→ **Entries supplied**:
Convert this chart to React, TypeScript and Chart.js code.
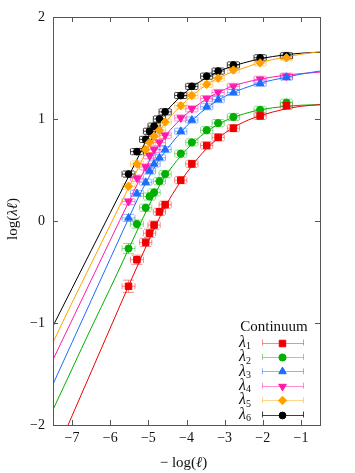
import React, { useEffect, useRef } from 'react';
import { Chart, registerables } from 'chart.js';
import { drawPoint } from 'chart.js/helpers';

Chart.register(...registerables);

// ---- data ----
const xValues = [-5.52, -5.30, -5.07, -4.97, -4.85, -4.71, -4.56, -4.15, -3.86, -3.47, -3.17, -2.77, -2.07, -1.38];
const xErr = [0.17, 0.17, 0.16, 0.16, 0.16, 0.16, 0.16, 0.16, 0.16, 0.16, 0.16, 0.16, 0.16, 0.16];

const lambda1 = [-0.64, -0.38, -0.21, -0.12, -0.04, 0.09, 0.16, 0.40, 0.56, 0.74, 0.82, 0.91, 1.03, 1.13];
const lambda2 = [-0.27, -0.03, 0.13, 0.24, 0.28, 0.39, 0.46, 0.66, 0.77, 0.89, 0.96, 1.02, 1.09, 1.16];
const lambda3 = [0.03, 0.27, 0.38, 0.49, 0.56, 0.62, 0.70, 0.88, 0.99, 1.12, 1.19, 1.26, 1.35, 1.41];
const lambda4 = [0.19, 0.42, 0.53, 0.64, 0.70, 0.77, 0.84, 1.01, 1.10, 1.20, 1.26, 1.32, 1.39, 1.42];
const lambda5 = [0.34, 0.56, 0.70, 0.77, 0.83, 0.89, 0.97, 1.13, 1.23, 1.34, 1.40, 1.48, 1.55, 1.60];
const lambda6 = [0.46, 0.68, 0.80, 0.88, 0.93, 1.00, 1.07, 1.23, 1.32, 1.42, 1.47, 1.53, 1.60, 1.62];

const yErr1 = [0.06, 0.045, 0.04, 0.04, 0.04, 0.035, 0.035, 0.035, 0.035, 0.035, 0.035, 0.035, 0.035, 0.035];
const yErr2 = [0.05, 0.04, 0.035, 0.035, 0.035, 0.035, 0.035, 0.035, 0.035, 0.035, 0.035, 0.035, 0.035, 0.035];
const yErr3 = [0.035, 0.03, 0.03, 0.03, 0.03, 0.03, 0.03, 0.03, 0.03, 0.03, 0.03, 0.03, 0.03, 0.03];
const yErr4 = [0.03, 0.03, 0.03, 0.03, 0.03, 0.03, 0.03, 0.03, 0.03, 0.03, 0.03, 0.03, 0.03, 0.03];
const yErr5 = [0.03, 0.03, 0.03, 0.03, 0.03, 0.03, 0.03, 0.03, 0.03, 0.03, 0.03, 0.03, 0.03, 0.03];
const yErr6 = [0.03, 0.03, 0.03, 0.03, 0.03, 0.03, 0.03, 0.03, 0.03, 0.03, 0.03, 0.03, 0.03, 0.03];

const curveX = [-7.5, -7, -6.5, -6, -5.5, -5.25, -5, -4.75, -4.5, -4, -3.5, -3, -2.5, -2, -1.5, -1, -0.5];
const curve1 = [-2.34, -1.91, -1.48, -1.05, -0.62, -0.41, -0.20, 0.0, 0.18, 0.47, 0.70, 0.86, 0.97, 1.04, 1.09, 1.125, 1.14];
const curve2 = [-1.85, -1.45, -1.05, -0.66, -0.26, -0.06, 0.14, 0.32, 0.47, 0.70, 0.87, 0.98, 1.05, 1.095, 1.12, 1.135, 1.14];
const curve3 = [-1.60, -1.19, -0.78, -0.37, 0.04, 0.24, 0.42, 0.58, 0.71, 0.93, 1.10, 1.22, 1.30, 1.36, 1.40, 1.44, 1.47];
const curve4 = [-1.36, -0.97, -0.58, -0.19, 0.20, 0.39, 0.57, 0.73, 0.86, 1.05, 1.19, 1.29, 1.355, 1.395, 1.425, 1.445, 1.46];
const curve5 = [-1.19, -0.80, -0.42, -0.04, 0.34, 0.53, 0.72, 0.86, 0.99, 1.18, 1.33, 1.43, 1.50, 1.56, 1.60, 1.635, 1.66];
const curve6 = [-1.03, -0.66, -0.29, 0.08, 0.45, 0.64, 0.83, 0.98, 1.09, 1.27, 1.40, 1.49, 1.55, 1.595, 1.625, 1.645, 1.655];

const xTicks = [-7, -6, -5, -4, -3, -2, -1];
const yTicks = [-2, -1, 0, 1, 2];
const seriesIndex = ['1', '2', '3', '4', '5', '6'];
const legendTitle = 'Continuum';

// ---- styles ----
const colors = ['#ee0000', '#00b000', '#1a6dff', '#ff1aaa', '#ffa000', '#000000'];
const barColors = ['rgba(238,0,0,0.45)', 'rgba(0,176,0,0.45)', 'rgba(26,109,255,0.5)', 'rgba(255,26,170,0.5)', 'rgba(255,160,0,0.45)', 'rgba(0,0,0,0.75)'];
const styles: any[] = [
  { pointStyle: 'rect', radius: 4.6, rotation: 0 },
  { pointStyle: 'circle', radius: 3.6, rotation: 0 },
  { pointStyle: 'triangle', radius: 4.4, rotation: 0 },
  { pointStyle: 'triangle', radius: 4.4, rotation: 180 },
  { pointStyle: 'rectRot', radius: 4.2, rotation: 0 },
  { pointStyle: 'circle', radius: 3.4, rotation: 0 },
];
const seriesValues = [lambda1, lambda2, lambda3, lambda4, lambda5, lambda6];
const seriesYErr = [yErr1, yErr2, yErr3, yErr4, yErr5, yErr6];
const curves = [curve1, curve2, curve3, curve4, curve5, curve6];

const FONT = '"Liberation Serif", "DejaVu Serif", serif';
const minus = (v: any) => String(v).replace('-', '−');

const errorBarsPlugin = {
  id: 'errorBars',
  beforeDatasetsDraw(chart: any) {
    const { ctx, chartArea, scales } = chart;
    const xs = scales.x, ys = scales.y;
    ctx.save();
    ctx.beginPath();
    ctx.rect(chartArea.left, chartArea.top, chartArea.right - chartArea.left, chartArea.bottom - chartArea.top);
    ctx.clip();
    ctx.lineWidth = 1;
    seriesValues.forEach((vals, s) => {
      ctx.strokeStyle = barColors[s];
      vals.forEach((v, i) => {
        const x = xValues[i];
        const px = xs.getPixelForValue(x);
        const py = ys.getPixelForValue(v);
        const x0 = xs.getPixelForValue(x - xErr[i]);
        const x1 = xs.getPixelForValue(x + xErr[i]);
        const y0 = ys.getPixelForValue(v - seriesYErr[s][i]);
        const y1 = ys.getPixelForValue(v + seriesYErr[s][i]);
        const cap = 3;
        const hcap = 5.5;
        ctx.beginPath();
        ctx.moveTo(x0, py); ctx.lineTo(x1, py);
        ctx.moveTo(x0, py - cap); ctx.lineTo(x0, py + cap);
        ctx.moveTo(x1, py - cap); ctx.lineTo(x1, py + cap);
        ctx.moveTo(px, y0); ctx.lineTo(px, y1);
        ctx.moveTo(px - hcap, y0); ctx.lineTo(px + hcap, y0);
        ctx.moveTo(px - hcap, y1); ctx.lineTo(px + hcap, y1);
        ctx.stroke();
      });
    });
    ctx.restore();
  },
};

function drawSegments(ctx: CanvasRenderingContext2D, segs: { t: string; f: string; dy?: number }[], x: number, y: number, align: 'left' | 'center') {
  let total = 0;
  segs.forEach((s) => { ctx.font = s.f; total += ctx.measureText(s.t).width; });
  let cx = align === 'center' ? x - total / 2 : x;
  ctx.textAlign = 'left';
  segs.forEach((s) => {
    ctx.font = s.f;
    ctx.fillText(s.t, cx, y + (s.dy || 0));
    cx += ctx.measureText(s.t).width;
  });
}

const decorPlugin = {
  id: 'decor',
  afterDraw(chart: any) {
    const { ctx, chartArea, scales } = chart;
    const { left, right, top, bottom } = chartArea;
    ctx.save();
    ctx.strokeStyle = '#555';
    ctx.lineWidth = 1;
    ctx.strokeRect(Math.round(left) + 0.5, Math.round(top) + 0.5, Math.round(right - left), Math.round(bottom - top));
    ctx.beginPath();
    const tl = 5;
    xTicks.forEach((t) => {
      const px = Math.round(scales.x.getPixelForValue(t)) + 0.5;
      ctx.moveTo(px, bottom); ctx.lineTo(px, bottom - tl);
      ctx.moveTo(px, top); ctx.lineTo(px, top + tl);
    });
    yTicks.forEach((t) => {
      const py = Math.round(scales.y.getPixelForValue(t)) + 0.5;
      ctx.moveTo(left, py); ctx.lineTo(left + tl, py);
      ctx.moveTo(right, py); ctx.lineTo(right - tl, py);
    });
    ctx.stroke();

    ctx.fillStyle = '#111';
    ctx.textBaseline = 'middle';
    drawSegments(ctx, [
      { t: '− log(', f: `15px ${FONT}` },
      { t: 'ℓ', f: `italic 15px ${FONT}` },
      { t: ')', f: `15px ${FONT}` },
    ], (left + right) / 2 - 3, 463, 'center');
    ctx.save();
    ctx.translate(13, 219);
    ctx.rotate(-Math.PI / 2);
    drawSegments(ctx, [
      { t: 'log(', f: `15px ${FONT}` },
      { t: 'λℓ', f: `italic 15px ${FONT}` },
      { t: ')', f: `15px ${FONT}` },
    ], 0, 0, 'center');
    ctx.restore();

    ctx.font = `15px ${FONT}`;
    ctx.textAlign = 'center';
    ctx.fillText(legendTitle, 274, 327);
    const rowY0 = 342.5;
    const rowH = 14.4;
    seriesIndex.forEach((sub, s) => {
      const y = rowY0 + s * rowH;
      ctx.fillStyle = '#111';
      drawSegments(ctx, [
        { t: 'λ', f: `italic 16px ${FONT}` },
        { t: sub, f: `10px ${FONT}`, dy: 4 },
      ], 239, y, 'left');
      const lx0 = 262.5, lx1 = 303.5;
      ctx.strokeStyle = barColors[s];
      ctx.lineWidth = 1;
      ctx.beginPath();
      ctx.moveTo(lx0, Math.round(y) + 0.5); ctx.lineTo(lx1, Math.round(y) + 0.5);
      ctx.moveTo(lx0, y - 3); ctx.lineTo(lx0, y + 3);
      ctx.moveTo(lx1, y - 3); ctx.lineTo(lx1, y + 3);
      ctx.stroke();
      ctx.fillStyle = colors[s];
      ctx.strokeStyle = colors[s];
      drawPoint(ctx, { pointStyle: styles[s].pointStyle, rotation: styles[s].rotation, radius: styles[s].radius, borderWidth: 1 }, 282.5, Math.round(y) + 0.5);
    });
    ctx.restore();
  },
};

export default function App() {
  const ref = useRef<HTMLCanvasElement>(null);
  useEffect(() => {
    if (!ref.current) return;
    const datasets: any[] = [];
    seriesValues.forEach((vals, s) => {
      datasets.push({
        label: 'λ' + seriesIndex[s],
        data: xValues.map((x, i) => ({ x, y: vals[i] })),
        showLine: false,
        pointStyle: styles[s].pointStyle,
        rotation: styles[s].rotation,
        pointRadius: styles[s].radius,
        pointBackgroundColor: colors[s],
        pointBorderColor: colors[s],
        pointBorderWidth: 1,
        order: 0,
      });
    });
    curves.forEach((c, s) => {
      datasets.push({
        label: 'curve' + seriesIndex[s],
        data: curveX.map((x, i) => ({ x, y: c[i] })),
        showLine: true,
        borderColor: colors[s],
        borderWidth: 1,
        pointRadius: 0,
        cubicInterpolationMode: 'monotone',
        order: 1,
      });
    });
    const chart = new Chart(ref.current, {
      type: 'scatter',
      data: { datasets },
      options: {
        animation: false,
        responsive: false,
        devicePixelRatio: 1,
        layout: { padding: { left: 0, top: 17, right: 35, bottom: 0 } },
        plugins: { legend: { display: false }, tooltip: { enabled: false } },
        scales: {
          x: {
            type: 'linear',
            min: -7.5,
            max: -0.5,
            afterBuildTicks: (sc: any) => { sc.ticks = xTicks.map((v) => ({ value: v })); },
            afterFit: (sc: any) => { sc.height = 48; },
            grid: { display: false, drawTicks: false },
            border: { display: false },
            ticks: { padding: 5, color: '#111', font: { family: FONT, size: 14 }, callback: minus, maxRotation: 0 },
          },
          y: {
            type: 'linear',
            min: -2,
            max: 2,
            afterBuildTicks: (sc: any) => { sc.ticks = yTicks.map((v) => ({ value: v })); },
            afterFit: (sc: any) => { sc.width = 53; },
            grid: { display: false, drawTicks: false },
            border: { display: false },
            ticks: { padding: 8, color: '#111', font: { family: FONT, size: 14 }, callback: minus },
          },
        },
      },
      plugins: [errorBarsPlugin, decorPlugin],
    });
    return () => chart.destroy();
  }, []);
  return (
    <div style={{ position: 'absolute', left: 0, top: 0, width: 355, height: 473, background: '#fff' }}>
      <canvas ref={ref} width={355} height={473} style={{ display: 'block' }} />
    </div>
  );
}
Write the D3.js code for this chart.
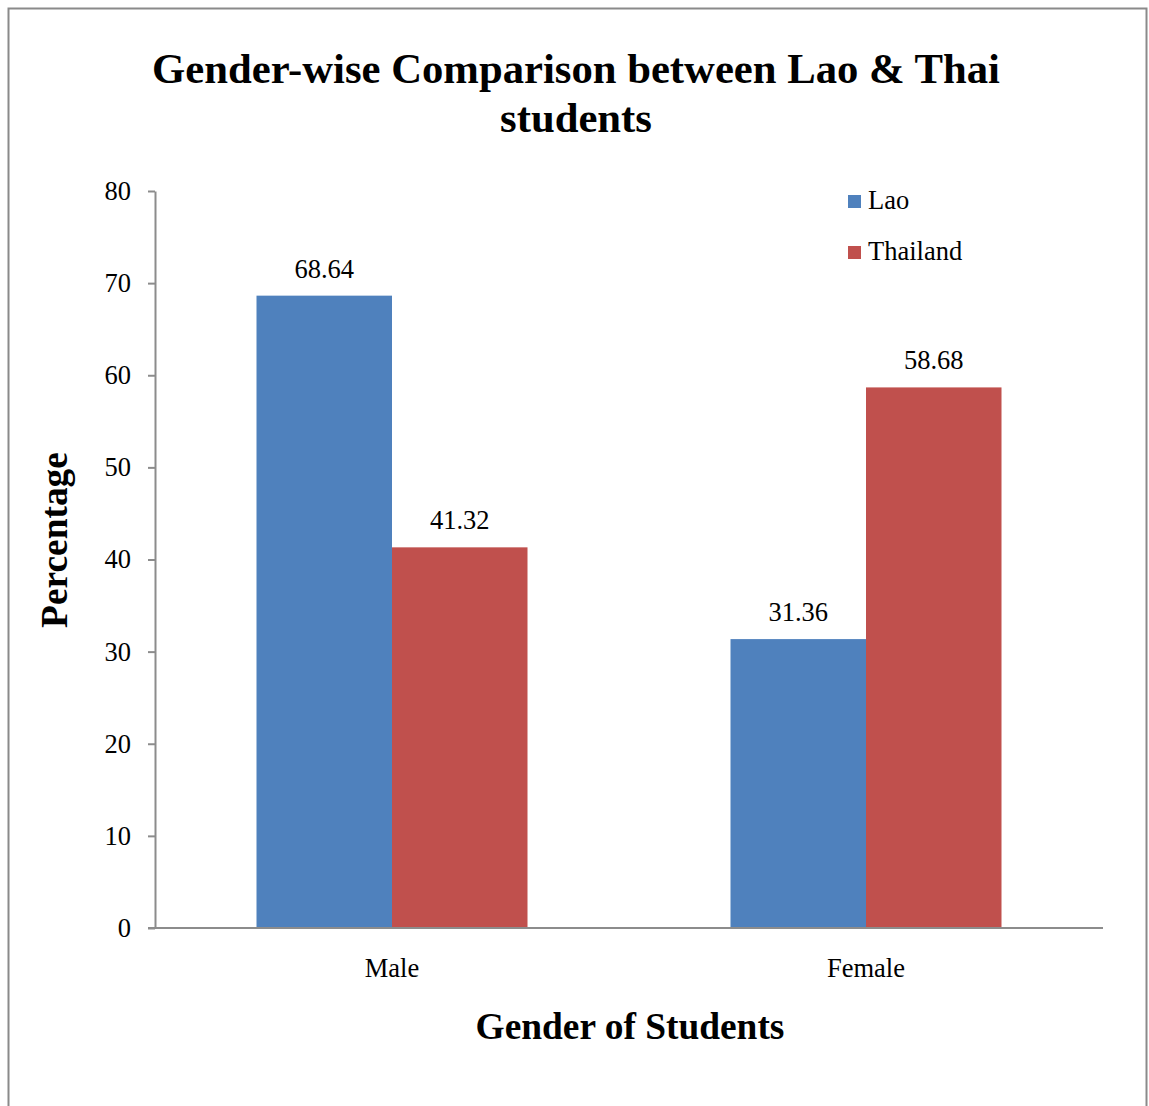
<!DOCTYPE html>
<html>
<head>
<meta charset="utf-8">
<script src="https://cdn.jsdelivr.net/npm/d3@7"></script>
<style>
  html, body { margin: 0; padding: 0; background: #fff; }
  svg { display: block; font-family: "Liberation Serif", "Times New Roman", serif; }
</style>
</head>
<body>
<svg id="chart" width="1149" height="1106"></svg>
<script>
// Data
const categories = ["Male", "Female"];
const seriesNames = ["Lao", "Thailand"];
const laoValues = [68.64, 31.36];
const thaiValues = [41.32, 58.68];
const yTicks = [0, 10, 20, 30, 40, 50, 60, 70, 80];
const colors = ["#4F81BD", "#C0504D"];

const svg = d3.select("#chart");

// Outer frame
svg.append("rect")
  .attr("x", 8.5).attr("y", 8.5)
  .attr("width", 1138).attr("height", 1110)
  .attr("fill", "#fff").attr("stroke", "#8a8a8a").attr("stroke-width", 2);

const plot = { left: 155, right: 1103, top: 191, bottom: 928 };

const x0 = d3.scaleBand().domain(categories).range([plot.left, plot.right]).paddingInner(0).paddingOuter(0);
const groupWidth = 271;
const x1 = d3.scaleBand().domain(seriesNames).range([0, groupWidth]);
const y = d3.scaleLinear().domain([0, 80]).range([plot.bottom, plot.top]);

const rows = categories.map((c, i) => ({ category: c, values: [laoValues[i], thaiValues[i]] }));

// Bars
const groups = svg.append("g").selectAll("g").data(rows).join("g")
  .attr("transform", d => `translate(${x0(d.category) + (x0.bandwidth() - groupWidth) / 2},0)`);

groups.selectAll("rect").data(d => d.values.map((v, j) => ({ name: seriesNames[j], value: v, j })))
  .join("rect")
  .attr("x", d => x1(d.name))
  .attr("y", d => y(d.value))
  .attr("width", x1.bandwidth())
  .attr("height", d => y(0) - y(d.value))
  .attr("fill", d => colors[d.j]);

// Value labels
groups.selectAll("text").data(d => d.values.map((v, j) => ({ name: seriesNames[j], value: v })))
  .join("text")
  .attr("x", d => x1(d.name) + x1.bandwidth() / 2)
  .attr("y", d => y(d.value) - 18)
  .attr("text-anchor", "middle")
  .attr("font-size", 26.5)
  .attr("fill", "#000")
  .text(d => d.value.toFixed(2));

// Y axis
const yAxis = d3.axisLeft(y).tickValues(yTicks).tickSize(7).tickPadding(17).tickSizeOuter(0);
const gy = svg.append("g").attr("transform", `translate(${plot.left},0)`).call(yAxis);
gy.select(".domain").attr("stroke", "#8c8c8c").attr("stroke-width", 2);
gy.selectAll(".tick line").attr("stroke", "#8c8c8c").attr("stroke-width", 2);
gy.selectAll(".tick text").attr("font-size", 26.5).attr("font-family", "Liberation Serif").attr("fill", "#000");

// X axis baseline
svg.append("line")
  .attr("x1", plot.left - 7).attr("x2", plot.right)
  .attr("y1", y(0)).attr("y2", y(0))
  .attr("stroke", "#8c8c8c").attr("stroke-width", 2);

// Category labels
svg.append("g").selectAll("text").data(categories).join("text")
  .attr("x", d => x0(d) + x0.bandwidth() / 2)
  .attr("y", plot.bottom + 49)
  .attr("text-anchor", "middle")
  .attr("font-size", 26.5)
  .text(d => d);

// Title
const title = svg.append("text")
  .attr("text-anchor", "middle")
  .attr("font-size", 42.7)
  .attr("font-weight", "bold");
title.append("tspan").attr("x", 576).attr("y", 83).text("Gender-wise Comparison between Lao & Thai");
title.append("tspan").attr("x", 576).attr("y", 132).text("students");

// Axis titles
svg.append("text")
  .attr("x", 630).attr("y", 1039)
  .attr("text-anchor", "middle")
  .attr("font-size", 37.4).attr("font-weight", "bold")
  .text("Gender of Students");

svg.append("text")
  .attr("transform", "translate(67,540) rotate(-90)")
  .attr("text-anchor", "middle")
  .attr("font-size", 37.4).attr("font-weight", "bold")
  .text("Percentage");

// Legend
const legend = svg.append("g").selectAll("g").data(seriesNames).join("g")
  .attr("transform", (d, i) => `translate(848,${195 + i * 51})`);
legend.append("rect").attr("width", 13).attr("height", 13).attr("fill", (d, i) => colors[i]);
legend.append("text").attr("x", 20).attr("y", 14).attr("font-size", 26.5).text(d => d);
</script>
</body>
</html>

→ **What to do**: Your task is to reproduce exactly the lines from the start of the data above through the line containing "1.53, 1.60, 1.62];", leaving every picture out.

→ **Task output**:
Convert this chart to React, TypeScript and Chart.js code.
import React, { useEffect, useRef } from 'react';
import { Chart, registerables } from 'chart.js';
import { drawPoint } from 'chart.js/helpers';

Chart.register(...registerables);

// ---- data ----
const xValues = [-5.52, -5.30, -5.07, -4.97, -4.85, -4.71, -4.56, -4.15, -3.86, -3.47, -3.17, -2.77, -2.07, -1.38];
const xErr = [0.17, 0.17, 0.16, 0.16, 0.16, 0.16, 0.16, 0.16, 0.16, 0.16, 0.16, 0.16, 0.16, 0.16];

const lambda1 = [-0.64, -0.38, -0.21, -0.12, -0.04, 0.09, 0.16, 0.40, 0.56, 0.74, 0.82, 0.91, 1.03, 1.13];
const lambda2 = [-0.27, -0.03, 0.13, 0.24, 0.28, 0.39, 0.46, 0.66, 0.77, 0.89, 0.96, 1.02, 1.09, 1.16];
const lambda3 = [0.03, 0.27, 0.38, 0.49, 0.56, 0.62, 0.70, 0.88, 0.99, 1.12, 1.19, 1.26, 1.35, 1.41];
const lambda4 = [0.19, 0.42, 0.53, 0.64, 0.70, 0.77, 0.84, 1.01, 1.10, 1.20, 1.26, 1.32, 1.39, 1.42];
const lambda5 = [0.34, 0.56, 0.70, 0.77, 0.83, 0.89, 0.97, 1.13, 1.23, 1.34, 1.40, 1.48, 1.55, 1.60];
const lambda6 = [0.46, 0.68, 0.80, 0.88, 0.93, 1.00, 1.07, 1.23, 1.32, 1.42, 1.47, 1.53, 1.60, 1.62];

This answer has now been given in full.